Getting to Know Your Sewing Machine
Last time, I introduced you to the two major pieces equipment in the sewing room: the sewing machine and the iron. Now let's take a closer look at the various devices on your machine that control its operation. Just like cars, sewing machines perform the same basic functions, but the means of accessing them will vary by make and model. On a sewing machine, these may take the form of knobs, dials or digital displays. Using your manual as a guideline, locate these major controls:
- On/off switch – controls the power and sometimes the light
- Presser foot lifter – raises the foot to permit positioning the fabric under it
- Reverse lever – allows you to take a few stitches backwards to lock and prevent unraveling of a seam
- Needle thread tension selector – regulates the speed of the unwinding spool of needle thread
- Stitch type selector – offers a choice of stitches, including the utility stitches and some decorative stitches
- Stitch length selector – adjusts the length of straight stitches and the distance between the points of zigzag stitches
- Stitch width selector – adjusts the horizontal swing of zigzag stitches
The utility stitches are the ones we use most. Your manual will have information on adjusting them to suit your project. Most machines offer five utility stitches:
- This is the workhorse of sewing. It's used to join two pieces of fabric together, and can temporarily hold pieces in place at basting length. With top stitching thread in the needle, it can create beautiful embellishments. The straight stitch has no width, only length. Most machines offer a range of 0-6mm for length.
- This is the stitch that overcasts raveling fabric, appliques edges, makes buttonholes, mends tears, and sews on buttons with the machine, With the feed dogs down, it also allows the sewer to do freestyle embroidery. Zigzag stitches can be adjusted in width (the horizontal side to side movement) and length (the space between the points of the zigzags). Because of the space between the points, this stitch has give and can be used with knits. The three step zigzag is very stretchy.
- Fabric edges that fray easily are contained with this stitch. It is a combination of a straight stitch and a type of zigzag stitch. Both the length of the straight stitch and the width of the zigzag stitch can be adjusted depending on the fabric for a custom finish. This stitch preceded the availability of home sergers and is still an excellent way to finish edges.

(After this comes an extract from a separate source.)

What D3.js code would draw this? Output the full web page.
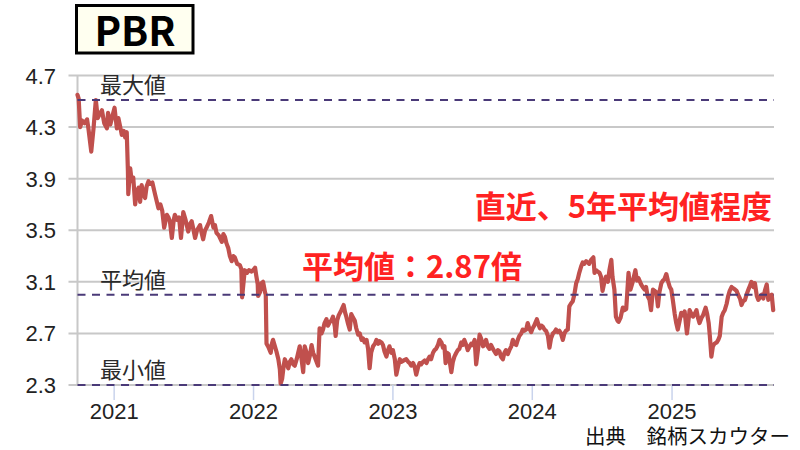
<!DOCTYPE html>
<html><head><meta charset="utf-8">
<script src="https://cdn.jsdelivr.net/npm/d3@7"></script>
<style>body{margin:0;background:#fff}svg{display:block}</style>
</head><body><svg id="c" width="800" height="450"></svg>
<script>
const dates = [
"2020-09-27","2020-09-30","2020-10-04","2020-10-09","2020-10-15","2020-10-22","2020-10-26","2020-11-02","2020-11-08","2020-11-14",
"2020-11-19","2020-11-24","2020-11-30","2020-12-06","2020-12-13","2020-12-16","2020-12-22","2020-12-27","2021-01-02","2021-01-08",
"2021-01-12","2021-01-17","2021-01-21","2021-01-26","2021-01-30","2021-02-03","2021-02-06","2021-02-07","2021-02-12","2021-02-16",
"2021-02-20","2021-02-25","2021-03-01","2021-03-06","2021-03-10","2021-03-14","2021-03-19","2021-03-23","2021-03-27","2021-04-01",
"2021-04-05","2021-04-11","2021-04-18","2021-04-23","2021-04-27","2021-05-02","2021-05-07","2021-05-12","2021-05-19","2021-05-23",
"2021-05-27","2021-06-01","2021-06-06","2021-06-09","2021-06-15","2021-06-20","2021-06-25","2021-07-01","2021-07-07","2021-07-14",
"2021-07-19","2021-07-23","2021-07-28","2021-08-01","2021-08-06","2021-08-14","2021-08-18","2021-08-22","2021-08-27","2021-08-31",
"2021-09-06","2021-09-12","2021-09-18","2021-09-22","2021-09-26","2021-10-02","2021-10-10","2021-10-14","2021-10-18","2021-10-22",
"2021-10-27","2021-10-31","2021-11-05","2021-11-09","2021-11-13","2021-11-19","2021-11-26","2021-11-30","2021-12-02","2021-12-06",
"2021-12-09","2021-12-15","2021-12-20","2021-12-27","2021-12-31","2022-01-05","2022-01-08","2022-01-12","2022-01-13","2022-01-18",
"2022-01-22","2022-01-26","2022-01-31","2022-02-02","2022-02-04","2022-02-08","2022-02-15","2022-02-18","2022-02-21","2022-02-26",
"2022-03-02","2022-03-07","2022-03-11","2022-03-13","2022-03-17","2022-03-21","2022-03-24","2022-03-28","2022-04-02","2022-04-06",
"2022-04-10","2022-04-15","2022-04-19","2022-04-24","2022-04-28","2022-05-02","2022-05-06","2022-05-11","2022-05-15","2022-05-20",
"2022-05-24","2022-05-28","2022-06-02","2022-06-06","2022-06-10","2022-06-15","2022-06-19","2022-06-23","2022-06-28","2022-07-02",
"2022-07-06","2022-07-11","2022-07-15","2022-07-20","2022-07-24","2022-07-28","2022-08-02","2022-08-04","2022-08-08","2022-08-12",
"2022-08-19","2022-08-25","2022-08-29","2022-09-01","2022-09-05","2022-09-10","2022-09-14","2022-09-19","2022-09-23","2022-09-27",
"2022-10-02","2022-10-06","2022-10-11","2022-10-15","2022-10-19","2022-10-24","2022-10-28","2022-11-01","2022-11-05","2022-11-10",
"2022-11-15","2022-11-19","2022-11-24","2022-11-27","2022-12-02","2022-12-06","2022-12-10","2022-12-15","2022-12-19","2022-12-23",
"2022-12-28","2023-01-01","2023-01-06","2023-01-10","2023-01-15","2023-01-19","2023-01-24","2023-01-29","2023-02-05","2023-02-10",
"2023-02-14","2023-02-18","2023-02-23","2023-02-27","2023-03-03","2023-03-08","2023-03-12","2023-03-16","2023-03-21","2023-03-25",
"2023-03-30","2023-04-03","2023-04-07","2023-04-11","2023-04-16","2023-04-20","2023-04-24","2023-04-29","2023-05-03","2023-05-08",
"2023-05-12","2023-05-16","2023-05-19","2023-05-23","2023-05-27","2023-05-31","2023-06-03","2023-06-07","2023-06-11","2023-06-16",
"2023-06-20","2023-06-24","2023-06-29","2023-07-03","2023-07-07","2023-07-12","2023-07-16","2023-07-21","2023-07-25","2023-07-29",
"2023-08-03","2023-08-07","2023-08-12","2023-08-16","2023-08-20","2023-08-25","2023-08-29","2023-09-02","2023-09-06","2023-09-11",
"2023-09-15","2023-09-20","2023-09-24","2023-09-28","2023-10-03","2023-10-07","2023-10-11","2023-10-16","2023-10-20","2023-10-24",
"2023-10-29","2023-11-02","2023-11-07","2023-11-11","2023-11-15","2023-11-20","2023-11-24","2023-11-28","2023-12-03","2023-12-07",
"2023-12-11","2023-12-16","2023-12-20","2023-12-24","2023-12-29","2024-01-02","2024-01-06","2024-01-13","2024-01-17","2024-01-21",
"2024-01-25","2024-01-29","2024-02-02","2024-02-06","2024-02-11","2024-02-15","2024-02-19","2024-02-24","2024-02-28","2024-03-03",
"2024-03-08","2024-03-12","2024-03-16","2024-03-21","2024-03-25","2024-03-29","2024-04-03","2024-04-07","2024-04-11","2024-04-16",
"2024-04-20","2024-04-25","2024-04-29","2024-05-03","2024-05-08","2024-05-12","2024-05-16","2024-05-21","2024-05-25","2024-05-29",
"2024-06-03","2024-06-09","2024-06-12","2024-06-16","2024-06-20","2024-06-25","2024-06-29","2024-07-03","2024-07-08","2024-07-12",
"2024-07-17","2024-07-21","2024-07-26","2024-07-29","2024-08-03","2024-08-07","2024-08-11","2024-08-14","2024-08-19","2024-08-25",
"2024-08-29","2024-09-03","2024-09-09","2024-09-14","2024-09-20","2024-09-27","2024-10-01","2024-10-05","2024-10-12","2024-10-16",
"2024-10-21","2024-10-25","2024-10-29","2024-11-03","2024-11-07","2024-11-12","2024-11-16","2024-11-21","2024-11-25","2024-11-29",
"2024-12-04","2024-12-08","2024-12-12","2024-12-17","2024-12-21","2024-12-26","2024-12-30","2025-01-03","2025-01-08","2025-01-12",
"2025-01-16","2025-01-21","2025-01-25","2025-01-30","2025-02-03","2025-02-09","2025-02-13","2025-02-16","2025-02-21","2025-02-25",
"2025-03-01","2025-03-06","2025-03-10","2025-03-14","2025-03-19","2025-03-23","2025-03-30","2025-04-03","2025-04-07","2025-04-10",
"2025-04-14","2025-04-18","2025-04-22","2025-04-28","2025-05-02","2025-05-06","2025-05-11","2025-05-15","2025-05-19","2025-05-24",
"2025-05-28","2025-06-01","2025-06-06","2025-06-10","2025-06-15","2025-06-19","2025-06-23","2025-06-28","2025-07-02","2025-07-06",
"2025-07-11","2025-07-15","2025-07-20","2025-07-24","2025-07-28","2025-08-02","2025-08-06","2025-08-11","2025-08-15","2025-08-19",
"2025-08-24","2025-08-28","2025-09-01","2025-09-06","2025-09-10","2025-09-15","2025-09-19","2025-09-23"
];
const pbr = [
4.55,4.52,4.30,4.35,4.33,4.36,4.28,4.11,4.29,4.51,
4.37,4.40,4.43,4.33,4.29,4.41,4.32,4.38,4.45,4.29,
4.37,4.30,4.24,4.27,4.22,4.26,3.96,3.78,3.98,3.88,
3.91,3.70,3.80,3.83,3.72,3.85,3.78,3.75,3.84,3.88,
3.86,3.87,3.78,3.72,3.67,3.70,3.65,3.52,3.62,3.60,
3.57,3.44,3.58,3.62,3.58,3.60,3.44,3.64,3.58,3.49,
3.55,3.57,3.50,3.44,3.50,3.54,3.48,3.43,3.50,3.52,
3.56,3.61,3.52,3.54,3.48,3.46,3.41,3.47,3.45,3.40,
3.36,3.30,3.26,3.30,3.29,3.24,3.23,3.20,2.98,3.10,
3.19,3.17,3.19,3.18,3.19,3.21,3.15,3.08,2.99,3.02,
3.09,3.10,3.02,3.00,2.62,2.60,2.55,2.62,2.65,2.60,
2.56,2.50,2.42,2.31,2.35,2.45,2.50,2.47,2.43,2.48,
2.50,2.46,2.45,2.50,2.55,2.60,2.52,2.40,2.60,2.55,
2.47,2.52,2.61,2.55,2.52,2.48,2.45,2.74,2.70,2.73,
2.78,2.81,2.76,2.79,2.80,2.83,2.75,2.68,2.80,2.84,
2.88,2.92,2.86,2.83,2.78,2.73,2.85,2.82,2.80,2.74,
2.69,2.70,2.65,2.66,2.63,2.65,2.58,2.43,2.55,2.60,
2.62,2.65,2.62,2.64,2.63,2.61,2.56,2.52,2.57,2.60,
2.55,2.57,2.50,2.38,2.45,2.50,2.48,2.49,2.50,2.48,
2.47,2.45,2.47,2.44,2.38,2.44,2.47,2.46,2.48,2.49,
2.47,2.50,2.52,2.50,2.55,2.57,2.58,2.61,2.65,2.63,
2.59,2.60,2.47,2.55,2.54,2.46,2.40,2.48,2.52,2.55,
2.57,2.58,2.63,2.61,2.65,2.61,2.57,2.60,2.62,2.61,
2.65,2.46,2.58,2.69,2.66,2.60,2.62,2.65,2.60,2.58,
2.61,2.58,2.56,2.54,2.57,2.56,2.52,2.50,2.55,2.57,
2.54,2.57,2.60,2.65,2.62,2.61,2.65,2.68,2.70,2.73,
2.72,2.73,2.78,2.74,2.71,2.74,2.76,2.81,2.77,2.74,
2.76,2.75,2.73,2.72,2.68,2.59,2.66,2.70,2.71,2.73,
2.71,2.72,2.70,2.65,2.70,2.72,2.73,2.91,2.93,2.95,
3.00,3.09,3.12,3.17,3.22,3.25,3.24,3.26,3.25,3.24,
3.27,3.29,3.17,3.19,3.18,3.17,3.14,3.03,3.10,3.14,
3.10,3.19,3.27,3.14,3.04,2.83,2.80,2.79,2.82,2.90,
2.88,2.89,3.17,3.04,3.10,3.19,3.11,3.13,3.08,3.06,
3.04,3.06,2.99,2.96,2.88,3.04,3.03,3.02,2.91,3.02,
3.09,3.11,3.12,3.16,3.11,3.06,3.04,2.96,2.85,2.78,
2.73,2.80,2.86,2.84,2.87,2.70,2.80,2.88,2.85,2.83,
2.85,2.88,2.82,2.78,2.82,2.84,2.90,2.85,2.78,2.68,
2.52,2.60,2.62,2.63,2.65,2.68,2.83,2.86,2.88,2.93,
2.99,3.03,3.06,3.05,3.04,3.03,3.00,2.97,2.92,2.95,
2.96,3.00,3.04,3.07,3.10,3.06,3.09,2.99,2.96,2.98,
3.00,2.97,3.03,3.08,2.96,2.99,3.00,2.88
];
const yTicks = [2.3, 2.7, 3.1, 3.5, 3.9, 4.3, 4.7];
const xTickYears = [2021, 2022, 2023, 2024, 2025];
const refLabels = ["最大値", "平均値", "最小値"];
const refValues = [4.51, 3.00, 2.30];
const titleText = "PBR";
const noteMean = "平均値：2.87倍";
const noteRecent = "直近、5年平均値程度";
const sourceText = "出典　銘柄スカウター";

const svg = d3.select("#c");
const parse = d3.timeParse("%Y-%m-%d");
const n = Math.min(dates.length, pbr.length);
const data = d3.range(n).map(i => ({d: parse(dates[i]), v: pbr[i]}));

const L = 77.5, R = 774, T = 75.5, B = 385;
const x = d3.scaleTime().domain([parse("2020-09-27"), parse("2025-09-25")]).range([L, R]);
const y = d3.scaleLinear().domain([2.3, 4.7]).range([B, T]);

const jp = "'Noto Sans CJK JP', sans-serif";
const num = "'Liberation Sans', 'Noto Sans CJK JP', sans-serif";

// gridlines
svg.append("g").selectAll("line").data(yTicks).join("line")
  .attr("x1", L - 9).attr("x2", R)
  .attr("y1", d => y(d)).attr("y2", d => y(d))
  .attr("stroke", "#c8c8c8").attr("stroke-width", 2);
// y axis line
svg.append("line").attr("x1", L).attr("x2", L).attr("y1", T).attr("y2", B)
  .attr("stroke", "#c8c8c8").attr("stroke-width", 2);
// y labels
svg.append("g").selectAll("text").data(yTicks).join("text")
  .attr("x", 56).attr("y", d => y(d) + 8)
  .attr("text-anchor", "end").attr("font-family", num).attr("font-size", 22)
  .attr("fill", "#222").text(d => d.toFixed(1));

// x ticks
const xt = xTickYears.map(yy => new Date(yy, 0, 1));
svg.append("g").selectAll("line").data(xt).join("line")
  .attr("x1", d => x(d)).attr("x2", d => x(d)).attr("y1", B).attr("y2", B + 15)
  .attr("stroke", "#c9d3ec").attr("stroke-width", 1.5);
svg.append("g").selectAll("text").data(xt).join("text")
  .attr("x", d => x(d)).attr("y", 419).attr("text-anchor", "middle")
  .attr("font-family", num).attr("font-size", 22).attr("fill", "#222")
  .text(d => d.getFullYear());

// line
svg.append("path").datum(data)
  .attr("d", d3.line().x(d => x(d.d)).y(d => y(d.v)))
  .attr("fill", "none").attr("stroke", "#c0504d").attr("stroke-width", 4.2)
  .attr("stroke-linejoin", "round").attr("stroke-linecap", "round");

// reference dashed lines
svg.append("g").selectAll("line").data(refValues).join("line")
  .attr("x1", L).attr("x2", R).attr("y1", d => y(d)).attr("y2", d => y(d))
  .attr("stroke", "#4a3a78").attr("stroke-width", 2).attr("stroke-dasharray", "8,6.5");
svg.append("g").selectAll("text").data(refValues).join("text")
  .attr("x", 100).attr("y", d => y(d) - 7)
  .attr("font-family", jp).attr("font-size", 22).attr("fill", "#2a2a2a")
  .text((d, i) => refLabels[i]);

// annotations
svg.append("text").attr("x", 772).attr("y", 218).attr("text-anchor", "end")
  .attr("font-family", jp).attr("font-weight", 700).attr("font-size", 31)
  .attr("fill", "#ff2222").text(noteRecent);
svg.append("text").attr("x", 302).attr("y", 278)
  .attr("font-family", jp).attr("font-weight", 700).attr("font-size", 31)
  .attr("fill", "#ff2222").text(noteMean);

// title box
svg.append("rect").attr("x", 76.5).attr("y", 5.5).attr("width", 116.5).attr("height", 47.5)
  .attr("fill", "#fffff0").attr("stroke", "#000").attr("stroke-width", 3);
svg.append("text").attr("x", 135).attr("y", 45.5).attr("text-anchor", "middle")
  .attr("font-family", jp).attr("font-weight", 700).attr("font-size", 40)
  .attr("fill", "#000").text(titleText);

// source
svg.append("text").attr("x", 585).attr("y", 444)
  .attr("font-family", jp).attr("font-size", 20.5).attr("fill", "#111").text(sourceText);
</script>
</body></html>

Honeycomb or elastic stitch
The stretchy nature of this stitch makes it a good choice for applying elastic directly to the surface of the fabric. It also does a good job of repairing large mending areas, as long as the fabric is stabilized from behind. Because of the number of movements required of the needle to form this stitch, it will be slower to form than other stitches.
- This is a closely spaced version of the zigzag stitch. It can be adjusted somewhat depending on the machine. When there is no space between the points of the zigzag, it becomes a satin stitch, used in embroidery
Depending on the make of your machine, the stitch length and width adjustments may be metric, decimal, or a combination of both. Try out a variety of settings and make note of them on woven cotton fabric to keep as samples. Always do your samples on two layers of fabric to duplicate a real project. We rarely stitch on one layer of fabric. Have fun experimenting, and practice as often as you can. Even fifteen minutes a day will help you increase your skills and be ready for your first project.